Таков был разработанный ими план. Вернее, то был план, который он Полю навязал почти силой. Он гордился этим планом и ликовал от того, что всё удаётся.
Действительно, через несколько минут появился Верлен в шляпе, натянутой по уши. По щекам его струился пот. Он бросился навстречу своему юному компаньону и громогласно выпалил, что ему удалось ускользнуть из парижского поезда и теперь он раз и навсегда избавился от жены и её кошмарной семейки.
Артюр не мог сдержать довольной улыбки: всё произошло так, как он и предвидел…
В тот же вечер оба снова были в Брюсселе, «У Лисёнка». Там они пили всю ночь напролёт и вернулись в «Гранд-отель» мертвецки пьяными. В последующие дни они продолжали появляться в городских кафе и пивных и без всякого стеснения вели себя, даже на улице, как любовники. Они и были любовниками, что не понравилось коммунарам, которые в вопросах нравственности придерживались строгих понятий.
Ещё больше такое поведение двух друзей не понравилось бельгийским властям.
Хотя Брюссель считался городом свободы и ревниво оберегал эту свою репутацию, там не любили, когда кто-то нарушает общественное спокойствие. В этом вопросе бургомистр Жюль Анспах был непримирим. К тому же службы безопасности наводили справки о каждом иностранце, проживавшем на территории королевства, в том числе, разумеется, и о коммунарах и обо всех, кто с ними общался и якшался.
Вскоре бельгийская полиция заинтересовалась, что это за пара zievereirs [28]Полоумных, бесноватых (брюссельский диалект фламандского языка).
— Артюр Рембо и Поль Верлен, всегда такие экспансивные и неразлучные. Её любопытство обострилось после получения из города Шарлевиля письма, в котором некий господин Рембо просил служащих королевской полиции разыскать его сына, «покинувшего дом в компании некоего Верлена Поля».
Сразу было дано распоряжение о расследовании.
Заняться им Управление общественной безопасности поручило инспектору Дильману. Тот навёл в нужных местах справки, на основании которых составил отчёт для начальства. Но в донесении, отправленном им 6 августа, он перепутал адрес проживания Верлена, указав вместо гостиницы «Гранд-отель» по улице Прогресса, 1, гостиницу «Провинция Льеж», расположенную неподалёку, на Брабантской улице за Северным вокзалом.

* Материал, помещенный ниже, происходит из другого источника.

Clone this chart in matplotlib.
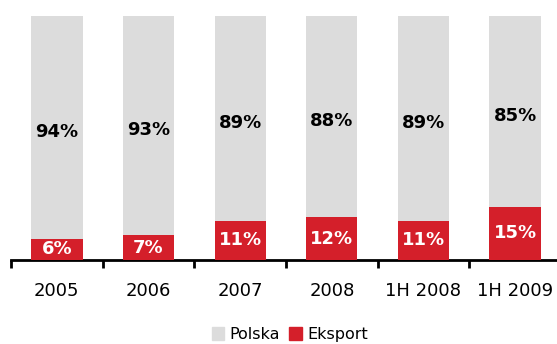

В результате Рембо и Верлен не попали в полицейскую картотеку королевской полиции, и потому Верлен избежал обвинения в совращении несовершеннолетнего. Тем не менее оба они довольно скоро поняли, что им не стоит засиживаться в Брюсселе в компании коммунаров, и решили продолжить свои похождения по дорогам Бельгии.
Сначала они посетили Малин и осмотрели там готический собор Святого Ромбаута с его единственной башней 125-метровой высоты. Потом, как обычные туристы, отправились в Гент и Брюгге, где провели целую неделю. Но их уже влекли другое направление, другой город и другая страна — Лондон и Англия.
Седьмого сентября они сели в Остенде на пароход, отправлявшийся в Дувр.
Едва судно отчалило, как Рембо уже был зачарован морем, которое видел впервые. Пока они плыли, он сочинил короткое стихотворение с простым названием «Морское».